Chronique

Enrico Pieranunzi / Federico Casagrande

Double Circle

Enrico Pieranunzi (p), Federico Casagrande (g).

Label / Distribution : CamJazz/Harmonia Mundi

Querelle des anciens et des modernes ? Non. Conflit de générations ? Non plus. Bataille d’egos ? Encore moins : ce « double cercle » montre plutôt une immense complicité entre ces deux Italiens installés hors de leur pays depuis longtemps.

On ne présente plus l’aîné, Enrico Pieranunzi, 65 ans et presque autant d’enregistrements - dont un Live At The Village Vanguard avec Marc Johnson et Paul Motian en 2013, des interprétations remarquables de Scarlatti, Haendel ou Bach, et des échanges avec Phil Woods, Chet Baker, Charlie Haden, Billy Higgins, Lee Konitz ou Paul Motian tout au long de ses quarante ans de carrière.

Quarante ans, ce n’est même pas l’âge de Federico Casagrande qui, passé par le Berklee College of Music, figure déjà sur une dizaine de disques (notamment avec le saxophoniste Christophe Panzani et le batteur Gautier Garrigue), et qui est bien capté par les radars jazzistiques nationaux depuis At The End Of The Day, l’an dernier, avec Vincent Courtois, Vincent Peirani et Michele Rabbia.

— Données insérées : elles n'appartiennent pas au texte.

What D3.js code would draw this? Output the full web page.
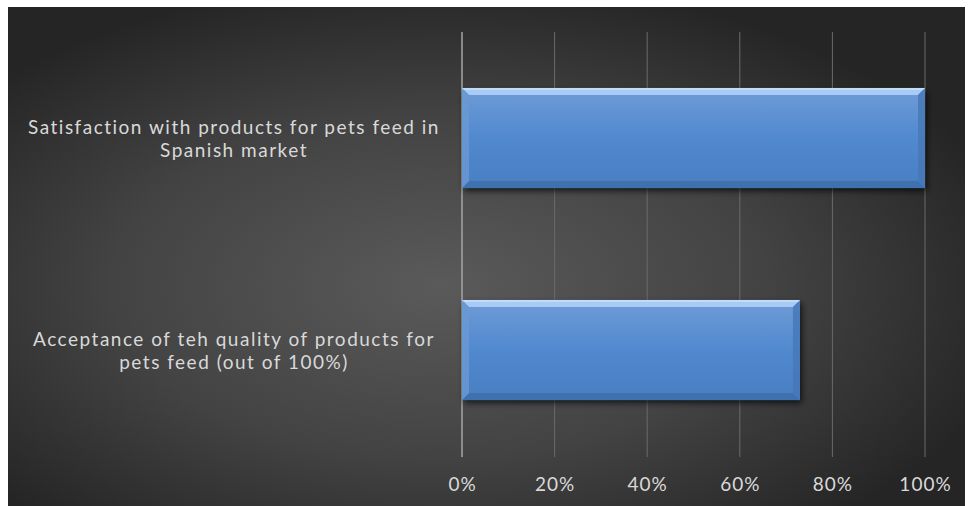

S’entourant, s’enveloppant et se contournant sans cesse l’un l’autre, l’ancien et le « jeunot » livrent onze titres lumineux (cinq du pianiste, trois du guitariste, deux écrits ensemble et le classique « Beija Flor ») au fil desquels le plaisir de l’écoute est permanent. Évitant l’écueil de la démonstration technique, ils progressent en commun au rythme de leur inspiration mélodique et harmonique. Celle-ci éclate sur le titre introductif « Anne Blomster Sang » - garantie de bonne humeur dès le matin au réveil - ou sur « Within The House Of Night » (qu’on trouvait sur le Permutation de Pieranunzi, avec Scott Colley et Antonio Sanchez (2012). « Dangerous Paths » (Casagrande), sonne comme un miroir de « Critical Path » (également sur « Permutation »), et une grande quiétude se dégage de « Clear ». Deux petites audaces sonores se font jour dans les très courts « Sector 1 » et « Sector 2 ». Le duo conclut par un bel hommage à Charlie Haden sur une pièce éponyme.

La musique circule, fluide et souple. Les quatre mains courent sur les touches et les cordes en un mouvement perpétuel de réponses et de relances, créant une musique qui s’adresse directement aux oreilles et au cœur, sans artifice ni superflu. Du raffinement, de la délicatesse mais jamais de mièvrerie, jamais d’ennui.